Required work
Reproduce the material word for word; the images stay out.

Data provided

☆ ☆ ☆ ☆

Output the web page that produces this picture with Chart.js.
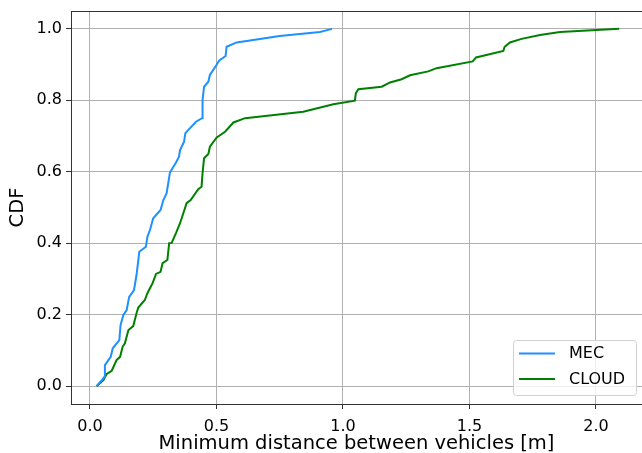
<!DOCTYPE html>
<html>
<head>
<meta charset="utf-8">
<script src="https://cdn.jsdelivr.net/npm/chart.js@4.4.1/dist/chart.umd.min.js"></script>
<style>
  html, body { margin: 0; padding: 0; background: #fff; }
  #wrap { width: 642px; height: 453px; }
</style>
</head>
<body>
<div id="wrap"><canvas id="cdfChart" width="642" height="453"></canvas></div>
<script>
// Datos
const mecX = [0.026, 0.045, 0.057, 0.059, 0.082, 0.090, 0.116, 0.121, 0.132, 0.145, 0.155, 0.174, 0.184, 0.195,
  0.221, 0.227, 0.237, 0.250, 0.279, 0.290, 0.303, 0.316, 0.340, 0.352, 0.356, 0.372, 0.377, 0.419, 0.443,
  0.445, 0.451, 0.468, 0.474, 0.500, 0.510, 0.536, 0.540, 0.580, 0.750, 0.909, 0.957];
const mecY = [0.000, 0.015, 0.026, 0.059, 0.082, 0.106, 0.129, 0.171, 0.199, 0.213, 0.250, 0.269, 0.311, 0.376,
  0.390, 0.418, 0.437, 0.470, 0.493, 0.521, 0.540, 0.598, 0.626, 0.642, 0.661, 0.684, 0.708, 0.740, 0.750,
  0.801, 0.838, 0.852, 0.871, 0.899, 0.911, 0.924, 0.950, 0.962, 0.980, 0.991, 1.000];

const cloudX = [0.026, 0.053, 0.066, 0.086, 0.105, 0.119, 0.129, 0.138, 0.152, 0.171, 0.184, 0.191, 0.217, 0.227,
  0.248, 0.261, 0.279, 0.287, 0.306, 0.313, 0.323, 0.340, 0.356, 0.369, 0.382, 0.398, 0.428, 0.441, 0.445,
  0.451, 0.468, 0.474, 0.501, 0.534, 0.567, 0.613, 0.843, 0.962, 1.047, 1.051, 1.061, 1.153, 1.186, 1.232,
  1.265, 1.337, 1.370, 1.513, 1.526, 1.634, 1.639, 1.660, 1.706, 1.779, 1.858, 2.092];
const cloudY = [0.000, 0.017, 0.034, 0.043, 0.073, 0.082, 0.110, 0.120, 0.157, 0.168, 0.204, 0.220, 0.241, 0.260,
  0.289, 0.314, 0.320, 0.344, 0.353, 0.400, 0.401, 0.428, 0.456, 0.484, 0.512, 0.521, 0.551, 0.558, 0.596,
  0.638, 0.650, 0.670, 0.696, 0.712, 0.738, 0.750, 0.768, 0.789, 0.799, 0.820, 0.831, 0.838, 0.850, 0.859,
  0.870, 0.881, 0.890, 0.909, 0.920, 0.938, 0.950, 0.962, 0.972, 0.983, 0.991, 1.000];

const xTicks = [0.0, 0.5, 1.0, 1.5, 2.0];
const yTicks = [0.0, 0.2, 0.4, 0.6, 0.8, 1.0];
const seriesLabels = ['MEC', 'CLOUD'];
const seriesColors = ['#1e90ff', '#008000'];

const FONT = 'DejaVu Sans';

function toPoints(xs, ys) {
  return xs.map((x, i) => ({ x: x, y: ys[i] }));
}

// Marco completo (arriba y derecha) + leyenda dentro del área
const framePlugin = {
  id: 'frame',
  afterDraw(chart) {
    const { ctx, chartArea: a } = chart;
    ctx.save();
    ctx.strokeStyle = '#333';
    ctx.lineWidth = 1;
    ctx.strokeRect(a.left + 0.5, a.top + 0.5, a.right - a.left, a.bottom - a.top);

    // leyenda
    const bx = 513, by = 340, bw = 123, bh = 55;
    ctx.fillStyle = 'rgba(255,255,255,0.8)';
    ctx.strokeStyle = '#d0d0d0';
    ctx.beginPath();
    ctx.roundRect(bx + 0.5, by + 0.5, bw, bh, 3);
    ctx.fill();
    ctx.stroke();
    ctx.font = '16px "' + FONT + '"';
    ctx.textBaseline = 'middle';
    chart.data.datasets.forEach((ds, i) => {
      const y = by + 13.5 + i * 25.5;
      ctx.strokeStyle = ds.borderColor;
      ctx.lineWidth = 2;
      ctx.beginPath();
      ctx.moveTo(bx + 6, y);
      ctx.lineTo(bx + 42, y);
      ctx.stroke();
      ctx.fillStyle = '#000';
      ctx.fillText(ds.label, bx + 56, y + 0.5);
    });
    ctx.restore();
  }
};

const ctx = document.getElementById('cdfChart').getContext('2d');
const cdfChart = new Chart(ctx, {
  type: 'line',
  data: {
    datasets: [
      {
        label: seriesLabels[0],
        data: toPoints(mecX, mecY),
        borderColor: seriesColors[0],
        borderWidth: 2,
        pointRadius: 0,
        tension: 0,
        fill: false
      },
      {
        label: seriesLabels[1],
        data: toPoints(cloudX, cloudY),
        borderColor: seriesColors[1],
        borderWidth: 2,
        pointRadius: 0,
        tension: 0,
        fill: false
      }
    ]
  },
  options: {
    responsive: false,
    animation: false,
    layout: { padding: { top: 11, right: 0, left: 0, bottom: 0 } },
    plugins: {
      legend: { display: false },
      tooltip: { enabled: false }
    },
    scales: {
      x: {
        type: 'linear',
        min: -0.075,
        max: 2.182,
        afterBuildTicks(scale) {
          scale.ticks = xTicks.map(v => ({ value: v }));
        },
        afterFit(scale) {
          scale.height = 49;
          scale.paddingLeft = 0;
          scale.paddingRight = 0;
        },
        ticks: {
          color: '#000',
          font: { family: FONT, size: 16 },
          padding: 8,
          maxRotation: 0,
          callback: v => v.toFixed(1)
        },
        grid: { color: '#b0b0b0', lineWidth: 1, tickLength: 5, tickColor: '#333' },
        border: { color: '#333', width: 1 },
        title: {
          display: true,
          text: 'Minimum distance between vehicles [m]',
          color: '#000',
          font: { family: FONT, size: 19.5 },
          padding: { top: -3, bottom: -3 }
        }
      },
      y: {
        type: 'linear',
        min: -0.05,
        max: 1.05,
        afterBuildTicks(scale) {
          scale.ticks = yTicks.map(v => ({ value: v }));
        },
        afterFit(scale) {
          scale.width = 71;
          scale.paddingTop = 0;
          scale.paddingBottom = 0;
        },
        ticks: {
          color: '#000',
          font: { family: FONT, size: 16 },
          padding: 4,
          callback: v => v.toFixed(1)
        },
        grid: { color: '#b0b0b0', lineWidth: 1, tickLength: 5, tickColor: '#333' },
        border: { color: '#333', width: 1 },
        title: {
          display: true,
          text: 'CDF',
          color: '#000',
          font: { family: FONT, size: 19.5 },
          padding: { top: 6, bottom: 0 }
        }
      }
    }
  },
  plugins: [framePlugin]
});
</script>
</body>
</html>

☆ ☆ ☆ ☆

Response to the task
Output the web page that produces this picture with Chart.js.
<!DOCTYPE html>
<html>
<head>
<meta charset="utf-8">
<script src="https://cdn.jsdelivr.net/npm/chart.js@4.4.1/dist/chart.umd.min.js"></script>
<style>
  html, body { margin: 0; padding: 0; background: #fff; }
  #wrap { width: 642px; height: 453px; }
</style>
</head>
<body>
<div id="wrap"><canvas id="cdfChart" width="642" height="453"></canvas></div>
<script>
// Datos
const mecX = [0.026, 0.045, 0.057, 0.059, 0.082, 0.090, 0.116, 0.121, 0.132, 0.145, 0.155, 0.174, 0.184, 0.195,
  0.221, 0.227, 0.237, 0.250, 0.279, 0.290, 0.303, 0.316, 0.340, 0.352, 0.356, 0.372, 0.377, 0.419, 0.443,
  0.445, 0.451, 0.468, 0.474, 0.500, 0.510, 0.536, 0.540, 0.580, 0.750, 0.909, 0.957];
const mecY = [0.000, 0.015, 0.026, 0.059, 0.082, 0.106, 0.129, 0.171, 0.199, 0.213, 0.250, 0.269, 0.311, 0.376,
  0.390, 0.418, 0.437, 0.470, 0.493, 0.521, 0.540, 0.598, 0.626, 0.642, 0.661, 0.684, 0.708, 0.740, 0.750,
  0.801, 0.838, 0.852, 0.871, 0.899, 0.911, 0.924, 0.950, 0.962, 0.980, 0.991, 1.000];

const cloudX = [0.026, 0.053, 0.066, 0.086, 0.105, 0.119, 0.129, 0.138, 0.152, 0.171, 0.184, 0.191, 0.217, 0.227,
  0.248, 0.261, 0.279, 0.287, 0.306, 0.313, 0.323, 0.340, 0.356, 0.369, 0.382, 0.398, 0.428, 0.441, 0.445,
  0.451, 0.468, 0.474, 0.501, 0.534, 0.567, 0.613, 0.843, 0.962, 1.047, 1.051, 1.061, 1.153, 1.186, 1.232,
  1.265, 1.337, 1.370, 1.513, 1.526, 1.634, 1.639, 1.660, 1.706, 1.779, 1.858, 2.092];
const cloudY = [0.000, 0.017, 0.034, 0.043, 0.073, 0.082, 0.110, 0.120, 0.157, 0.168, 0.204, 0.220, 0.241, 0.260,
  0.289, 0.314, 0.320, 0.344, 0.353, 0.400, 0.401, 0.428, 0.456, 0.484, 0.512, 0.521, 0.551, 0.558, 0.596,
  0.638, 0.650, 0.670, 0.696, 0.712, 0.738, 0.750, 0.768, 0.789, 0.799, 0.820, 0.831, 0.838, 0.850, 0.859,
  0.870, 0.881, 0.890, 0.909, 0.920, 0.938, 0.950, 0.962, 0.972, 0.983, 0.991, 1.000];

const xTicks = [0.0, 0.5, 1.0, 1.5, 2.0];
const yTicks = [0.0, 0.2, 0.4, 0.6, 0.8, 1.0];
const seriesLabels = ['MEC', 'CLOUD'];
const seriesColors = ['#1e90ff', '#008000'];

const FONT = 'DejaVu Sans';

function toPoints(xs, ys) {
  return xs.map((x, i) => ({ x: x, y: ys[i] }));
}

// Marco completo (arriba y derecha) + leyenda dentro del área
const framePlugin = {
  id: 'frame',
  afterDraw(chart) {
    const { ctx, chartArea: a } = chart;
    ctx.save();
    ctx.strokeStyle = '#333';
    ctx.lineWidth = 1;
    ctx.strokeRect(a.left + 0.5, a.top + 0.5, a.right - a.left, a.bottom - a.top);

    // leyenda
    const bx = 513, by = 340, bw = 123, bh = 55;
    ctx.fillStyle = 'rgba(255,255,255,0.8)';
    ctx.strokeStyle = '#d0d0d0';
    ctx.beginPath();
    ctx.roundRect(bx + 0.5, by + 0.5, bw, bh, 3);
    ctx.fill();
    ctx.stroke();
    ctx.font = '16px "' + FONT + '"';
    ctx.textBaseline = 'middle';
    chart.data.datasets.forEach((ds, i) => {
      const y = by + 13.5 + i * 25.5;
      ctx.strokeStyle = ds.borderColor;
      ctx.lineWidth = 2;
      ctx.beginPath();
      ctx.moveTo(bx + 6, y);
      ctx.lineTo(bx + 42, y);
      ctx.stroke();
      ctx.fillStyle = '#000';
      ctx.fillText(ds.label, bx + 56, y + 0.5);
    });
    ctx.restore();
  }
};

const ctx = document.getElementById('cdfChart').getContext('2d');
const cdfChart = new Chart(ctx, {
  type: 'line',
  data: {
    datasets: [
      {
        label: seriesLabels[0],
        data: toPoints(mecX, mecY),
        borderColor: seriesColors[0],
        borderWidth: 2,
        pointRadius: 0,
        tension: 0,
        fill: false
      },
      {
        label: seriesLabels[1],
        data: toPoints(cloudX, cloudY),
        borderColor: seriesColors[1],
        borderWidth: 2,
        pointRadius: 0,
        tension: 0,
        fill: false
      }
    ]
  },
  options: {
    responsive: false,
    animation: false,
    layout: { padding: { top: 11, right: 0, left: 0, bottom: 0 } },
    plugins: {
      legend: { display: false },
      tooltip: { enabled: false }
    },
    scales: {
      x: {
        type: 'linear',
        min: -0.075,
        max: 2.182,
        afterBuildTicks(scale) {
          scale.ticks = xTicks.map(v => ({ value: v }));
        },
        afterFit(scale) {
          scale.height = 49;
          scale.paddingLeft = 0;
          scale.paddingRight = 0;
        },
        ticks: {
          color: '#000',
          font: { family: FONT, size: 16 },
          padding: 8,
          maxRotation: 0,
          callback: v => v.toFixed(1)
        },
        grid: { color: '#b0b0b0', lineWidth: 1, tickLength: 5, tickColor: '#333' },
        border: { color: '#333', width: 1 },
        title: {
          display: true,
          text: 'Minimum distance between vehicles [m]',
          color: '#000',
          font: { family: FONT, size: 19.5 },
          padding: { top: -3, bottom: -3 }
        }
      },
      y: {
        type: 'linear',
        min: -0.05,
        max: 1.05,
        afterBuildTicks(scale) {
          scale.ticks = yTicks.map(v => ({ value: v }));
        },
        afterFit(scale) {
          scale.width = 71;
          scale.paddingTop = 0;
          scale.paddingBottom = 0;
        },
        ticks: {
          color: '#000',
          font: { family: FONT, size: 16 },
          padding: 4,
          callback: v => v.toFixed(1)
        },
        grid: { color: '#b0b0b0', lineWidth: 1, tickLength: 5, tickColor: '#333' },
        border: { color: '#333', width: 1 },
        title: {
          display: true,
          text: 'CDF',
          color: '#000',
          font: { family: FONT, size: 19.5 },
          padding: { top: 6, bottom: 0 }
        }
      }
    }
  },
  plugins: [framePlugin]
});
</script>
</body>
</html>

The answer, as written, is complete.